General characteristics
- Class & type: Henry J. Kaiser-class oiler
- Tonnage: 31,200 deadweight tons
- Displacement: 9,500 tons light; Full load variously reported as 42,382 tons and 40,700 long tons (41,353 metric tons);
- Length: 677 ft (206 m)
- Beam: 97 ft 5 in (29.69 m)
- Draft: 35 ft (11 m) maximum
- Installed power: 16,000 hp (12,000 kW) per shaft; 34,442 hp (25,683 kW) total sustained;
- Propulsion: Two medium-speed Colt-Pielstick PC4-2/2 10V-570 diesel engines, two shafts, controllable-pitch propellers
- Speed: 20 knots (37 km/h; 23 mph)
- Capacity: 178,000 to 180,000 barrels (29,000 m^{3}) of fuel oil and jet fuel; 7,400 square feet dry cargo space; eight 20-foot (6.1 m) refrigerated containers with room for 128 pallets;
- Complement: 103 (18 civilian officers, 1 U.S. Navy officer, 64 merchant seamen, 20 U.S. Navy enlisted personnel)
- Armament: Peacetime: none; Wartime: probably 2 x 20-mm Phalanx CIWS;
- Aircraft carried: None – probably can facilitate Chilean Navy Eurocopter AS332 Super Puma
- Aviation facilities: aft deck Helicopter landing platform
- Notes: Five refueling stations; Two dry cargo transfer rigs;

= USNS Andrew J. Higgins =

Oiler of the United States Navy

USNS Andrew J. Higgins (T-AO-190) was a oiler of the United States Navy which saw active service from 1987 to 1996. Sold to Chile in 2009, she was commissioned as Almirante Montt in the Chilean Navy in 2010.

==Construction==
Andrew J. Higgins, the fourth ship of the Henry J. Kaiser class, was laid down at Avondale Shipyard, Inc., at New Orleans, Louisiana, on 21 November 1985 and launched on 17 January 1987. She was named after Andrew Higgins, the man credited with developing the landing craft, vehicle, personnel (LCVP), or "Higgins Boat", of World War II.

==Service history==
===U.S. Navy===
Andrew J. Higgins entered non-commissioned U.S. Navy service under Military Sealift Command control with a primarily civilian crew on 22 October 1987. She was taken out of active service on 6 May 1996 and placed in reserve in the National Defense Reserve Fleet in Suisun Bay at Benicia, California, where she remained until September 2009. She was the first ship of her class to be taken out of service.

In 2008, Andrew J. Higgins was selected for transfer to Chile as a Foreign Assistance Act grant. She was stricken from the Naval Vessel Register on 6 January 2009 and sold to Chile on 19 May 2009. She was withdrawn from the Reserve Fleet at Suisun Bay on 24 September 2009 and towed to the Atlantic Marine Alabama shipyard at Mobile, Alabama, to undergo a three-month refit and overhaul.

===Chilean Navy===

Renamed Almirante Montt with the identification number AO-52, the oiler was commissioned in the Chilean Navy on 10 February 2010, replacing the oiler Araucano.

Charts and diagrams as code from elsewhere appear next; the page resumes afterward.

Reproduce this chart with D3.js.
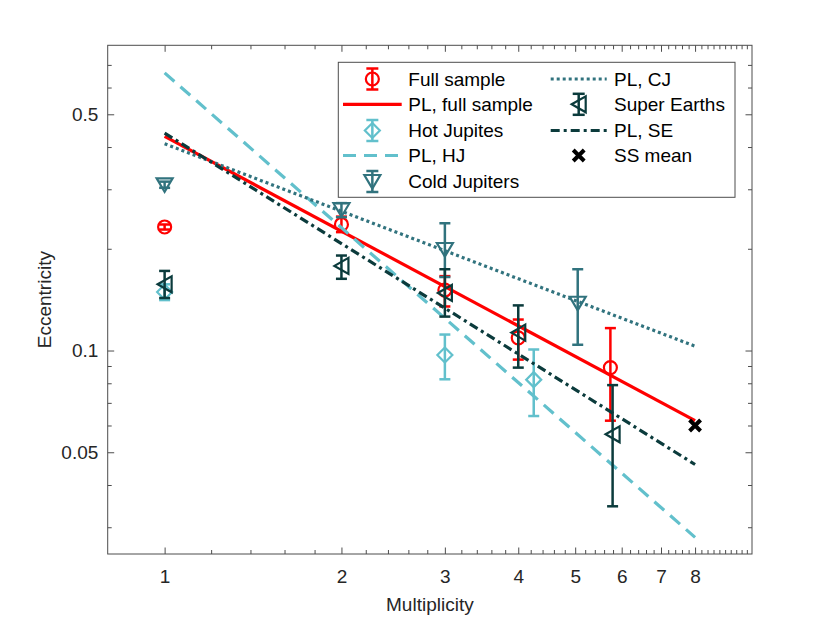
<!DOCTYPE html>
<html>
<head>
<meta charset="utf-8">
<script src="https://cdn.jsdelivr.net/npm/d3@7"></script>
<style>
  body { margin: 0; background: #fff; }
  svg text { font-family: "Liberation Sans", Arial, Helvetica, sans-serif; }
</style>
</head>
<body>
<div id="chart"></div>
<script>
// values
var fullN  = [1, 2, 3, 4, 5.74];
var fullE  = [0.232, 0.236, 0.151, 0.109, 0.089];
var fullLo = [0.228, 0.224, 0.135, 0.094, 0.062];
var fullHi = [0.236, 0.249, 0.166, 0.1235, 0.1165];

var hjN  = [1, 3, 4.25];
var hjE  = [0.149, 0.097, 0.082];
var hjLo = [0.141, 0.0822, 0.064];
var hjHi = [0.157, 0.1115, 0.1007];

var cjN  = [1, 2, 3, 5.05];
var cjE  = [0.309, 0.261, 0.199, 0.138];
var cjLo = [0.303, 0.248, 0.165, 0.104];
var cjHi = [0.316, 0.273, 0.238, 0.174];

var seN  = [1, 2, 3, 4, 5.79];
var seE  = [0.157, 0.178, 0.148, 0.113, 0.0565];
var seLo = [0.143, 0.163, 0.126, 0.089, 0.0346];
var seHi = [0.172, 0.191, 0.174, 0.136, 0.079];

var ssN = [8];
var ssE = [0.06];

// power-law fits, end points
var plN    = [1, 8];
var plFull = [0.43, 0.062];
var plHJ   = [0.663, 0.028];
var plCJ   = [0.409, 0.103];
var plSE   = [0.44, 0.046];

var xTicks = [1, 2, 3, 4, 5, 6, 7, 8];
var yTicks = [0.05, 0.1, 0.5];
var yMinor = [0.03, 0.04, 0.06, 0.07, 0.08, 0.09, 0.2, 0.3, 0.4, 0.6, 0.7];

var red = "#ff0000", hjCol = "#62c0cc", cjCol = "#31737e", seCol = "#0b3b3c";

(function() {
	var width = 830, height = 623;
	var box = { left: 107.7, right: 752, top: 45.3, bottom: 554 };
	var fs = "19px";

	var svg = d3.select("#chart").append("svg")
		.attr("width", width).attr("height", height);

	var x = d3.scaleLog().domain([0.8, 10]).range([box.left, box.right]);
	var y = d3.scaleLog().domain([0.025, 0.8]).range([box.bottom, box.top]);

	var xMinor = d3.range(0.8, 10.001, 0.2).map(function(v) { return +v.toFixed(1); })
		.filter(function(v) { return xTicks.indexOf(v) < 0 && v > 0.85 && v < 9.95; });

	var axisCol = "#4d4d4d", textCol = "#262626";

	function styleAxis(g) {
		g.select(".domain").remove();
		g.selectAll("line").attr("stroke", axisCol).attr("stroke-width", 1);
		g.selectAll("text").attr("fill", textCol).style("font-size", fs);
	}

	// major + minor ticks on all four sides
	svg.append("g").attr("transform", "translate(0," + box.bottom + ")")
		.call(d3.axisBottom(x).tickValues(xTicks).tickSize(-6.5).tickPadding(16).tickFormat(d3.format("d")))
		.call(styleAxis);
	svg.append("g").attr("transform", "translate(0," + box.bottom + ")")
		.call(d3.axisBottom(x).tickValues(xMinor).tickSize(-4).tickFormat(""))
		.call(styleAxis);
	svg.append("g").attr("transform", "translate(0," + box.top + ")")
		.call(d3.axisTop(x).tickValues(xTicks).tickSize(-6.5).tickFormat(""))
		.call(styleAxis);
	svg.append("g").attr("transform", "translate(0," + box.top + ")")
		.call(d3.axisTop(x).tickValues(xMinor).tickSize(-4).tickFormat(""))
		.call(styleAxis);

	svg.append("g").attr("transform", "translate(" + box.left + ",0)")
		.call(d3.axisLeft(y).tickValues(yTicks).tickSize(-6.5).tickPadding(9.4).tickFormat(d3.format("")))
		.call(styleAxis);
	svg.append("g").attr("transform", "translate(" + box.left + ",0)")
		.call(d3.axisLeft(y).tickValues(yMinor).tickSize(-4).tickFormat(""))
		.call(styleAxis);
	svg.append("g").attr("transform", "translate(" + box.right + ",0)")
		.call(d3.axisRight(y).tickValues(yTicks).tickSize(-6.5).tickFormat(""))
		.call(styleAxis);
	svg.append("g").attr("transform", "translate(" + box.right + ",0)")
		.call(d3.axisRight(y).tickValues(yMinor).tickSize(-4).tickFormat(""))
		.call(styleAxis);

	svg.append("rect")
		.attr("x", box.left).attr("y", box.top)
		.attr("width", box.right - box.left).attr("height", box.bottom - box.top)
		.attr("fill", "none").attr("stroke", axisCol).attr("stroke-width", 1);

	svg.append("text").attr("x", (box.left + box.right) / 2).attr("y", 610.5)
		.attr("text-anchor", "middle").attr("fill", textCol).style("font-size", fs)
		.text("Multiplicity");
	svg.append("text").attr("transform", "translate(50.5," + (box.top + box.bottom) / 2 + ") rotate(-90)")
		.attr("text-anchor", "middle").attr("fill", textCol).style("font-size", fs)
		.text("Eccentricity");

	// marker shapes
	var shapes = {
		circle: function(g, c) { g.append("circle").attr("r", 6.5).attr("fill", "none").attr("stroke", c).attr("stroke-width", 2.2); },
		diamond: function(g, c) { g.append("path").attr("d", "M0,-7.5L7.5,0L0,7.5L-7.5,0Z").attr("fill", "none").attr("stroke", c).attr("stroke-width", 2.2); },
		down: function(g, c) { g.append("path").attr("d", "M-8,-6.5L8,-6.5L0,7Z").attr("fill", "none").attr("stroke", c).attr("stroke-width", 2.2); },
		left: function(g, c) { g.append("path").attr("d", "M-7,0L7,-8L7,8Z").attr("fill", "none").attr("stroke", c).attr("stroke-width", 2.2); },
		cross: function(g, c) { g.append("path").attr("d", "M-5.5,-5.5L5.5,5.5M-5.5,5.5L5.5,-5.5").attr("stroke", c).attr("stroke-width", 4); }
	};

	function errorbars(N, E, lo, hi, color, shape) {
		var pts = N.map(function(n, i) { return { n: n, e: E[i], lo: lo[i], hi: hi[i] }; });
		var g = svg.append("g");
		var bars = g.selectAll(".eb").data(pts).enter().append("g");
		bars.append("line")
			.attr("x1", function(d) { return x(d.n); }).attr("x2", function(d) { return x(d.n); })
			.attr("y1", function(d) { return y(d.lo); }).attr("y2", function(d) { return y(d.hi); })
			.attr("stroke", color).attr("stroke-width", 2.5);
		["lo", "hi"].forEach(function(k) {
			bars.append("line")
				.attr("x1", function(d) { return x(d.n) - 5.5; }).attr("x2", function(d) { return x(d.n) + 5.5; })
				.attr("y1", function(d) { return y(d[k]); }).attr("y2", function(d) { return y(d[k]); })
				.attr("stroke", color).attr("stroke-width", 2.5);
		});
		bars.each(function(d) {
			var m = d3.select(this).append("g").attr("transform", "translate(" + x(d.n) + "," + y(d.e) + ")");
			shapes[shape](m, color);
		});
	}

	var line = d3.line().x(function(d) { return x(d[0]); }).y(function(d) { return y(d[1]); });
	function powerLaw(vals, color, dash) {
		svg.append("path").datum(plN.map(function(n, i) { return [n, vals[i]]; }))
			.attr("d", line).attr("fill", "none").attr("stroke", color)
			.attr("stroke-width", 3.2).attr("stroke-dasharray", dash);
	}

	errorbars(fullN, fullE, fullLo, fullHi, red, "circle");
	powerLaw(plFull, red, null);
	errorbars(hjN, hjE, hjLo, hjHi, hjCol, "diamond");
	powerLaw(plHJ, hjCol, "13,8");
	errorbars(cjN, cjE, cjLo, cjHi, cjCol, "down");
	powerLaw(plCJ, cjCol, "3,3");
	errorbars(seN, seE, seLo, seHi, seCol, "left");
	powerLaw(plSE, seCol, "9,4,3,4");
	ssN.forEach(function(n, i) {
		var m = svg.append("g").attr("transform", "translate(" + x(n) + "," + y(ssE[i]) + ")");
		shapes.cross(m, "#000");
	});

	// legend
	var legendItems = [
		{ label: "Full sample", type: "eb", shape: "circle", color: red, col: 0, row: 0 },
		{ label: "PL, full sample", type: "line", dash: null, color: red, col: 0, row: 1 },
		{ label: "Hot Jupites", type: "eb", shape: "diamond", color: hjCol, col: 0, row: 2 },
		{ label: "PL, HJ", type: "line", dash: "13,8", color: hjCol, col: 0, row: 3 },
		{ label: "Cold Jupiters", type: "eb", shape: "down", color: cjCol, col: 0, row: 4 },
		{ label: "PL, CJ", type: "line", dash: "3,3", color: cjCol, col: 1, row: 0 },
		{ label: "Super Earths", type: "eb", shape: "left", color: seCol, col: 1, row: 1 },
		{ label: "PL, SE", type: "line", dash: "9,4,3,4", color: seCol, col: 1, row: 2 },
		{ label: "SS mean", type: "mk", shape: "cross", color: "#000", col: 1, row: 3 }
	];
	var lg = { x: 338.3, y: 62.3, w: 396.7, h: 135 };
	var cols = [{ x0: 343, x1: 401.7, tx: 408.3 }, { x0: 550.7, x1: 606.7, tx: 614 }];
	var rowY = [79, 104.3, 130.5, 155.5, 181.5];

	svg.append("rect").attr("x", lg.x).attr("y", lg.y).attr("width", lg.w).attr("height", lg.h)
		.attr("fill", "#fff").attr("stroke", axisCol).attr("stroke-width", 1);

	legendItems.forEach(function(it) {
		var c = cols[it.col], cy = rowY[it.row], cx = (c.x0 + c.x1) / 2;
		var g = svg.append("g");
		if (it.type === "line") {
			g.append("line").attr("x1", c.x0).attr("x2", c.x1).attr("y1", cy).attr("y2", cy)
				.attr("stroke", it.color).attr("stroke-width", 3.2).attr("stroke-dasharray", it.dash);
		} else {
			if (it.type === "eb") {
				g.append("line").attr("x1", cx).attr("x2", cx).attr("y1", cy - 10.5).attr("y2", cy + 10.5)
					.attr("stroke", it.color).attr("stroke-width", 2.5);
				[-10.5, 10.5].forEach(function(o) {
					g.append("line").attr("x1", cx - 6).attr("x2", cx + 6).attr("y1", cy + o).attr("y2", cy + o)
						.attr("stroke", it.color).attr("stroke-width", 2.5);
				});
			}
			var m = g.append("g").attr("transform", "translate(" + cx + "," + cy + ")");
			shapes[it.shape](m, it.color);
		}
		g.append("text").attr("x", c.tx).attr("y", cy).attr("dy", "0.35em")
			.attr("fill", "#000").style("font-size", fs).text(it.label);
	});
})();
</script>
</body>
</html>
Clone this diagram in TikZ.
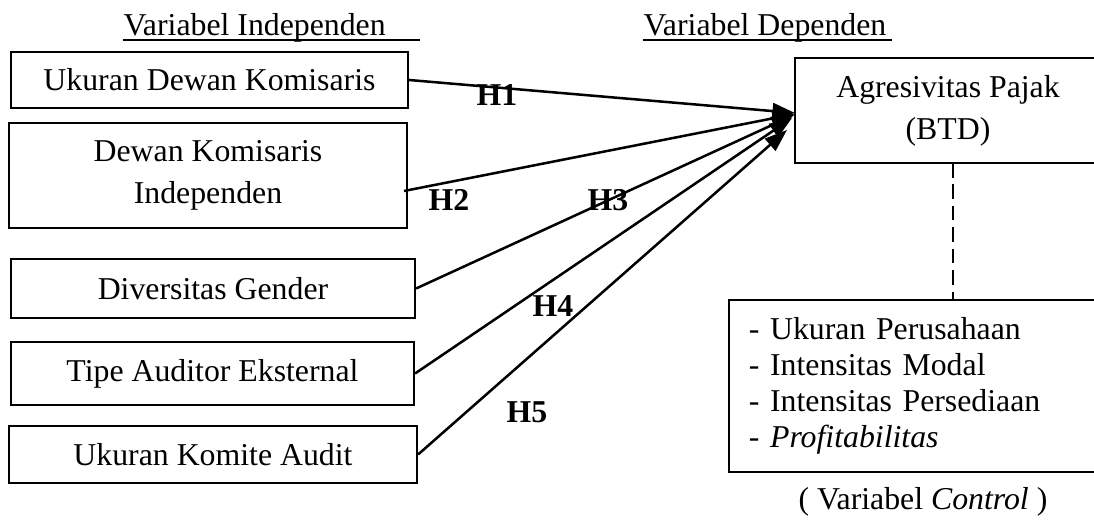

In an effort to address the Royal Canadian Navy's at-sea support services capability gap until the arrival of its new supply ships, Canada signed a Mutual Logistic Support Arrangement with Chile in 2015. As part of that arrangement, the Chilean Navy operated Almirante Montt for 40 sea days in the Canadian Pacific region in support of Royal Canadian Navy training requirements in July and August 2015, working with the frigates and . Almirante Montt returned to Canada in 2016, operating with the Royal Canadian Navy from April to June 2016.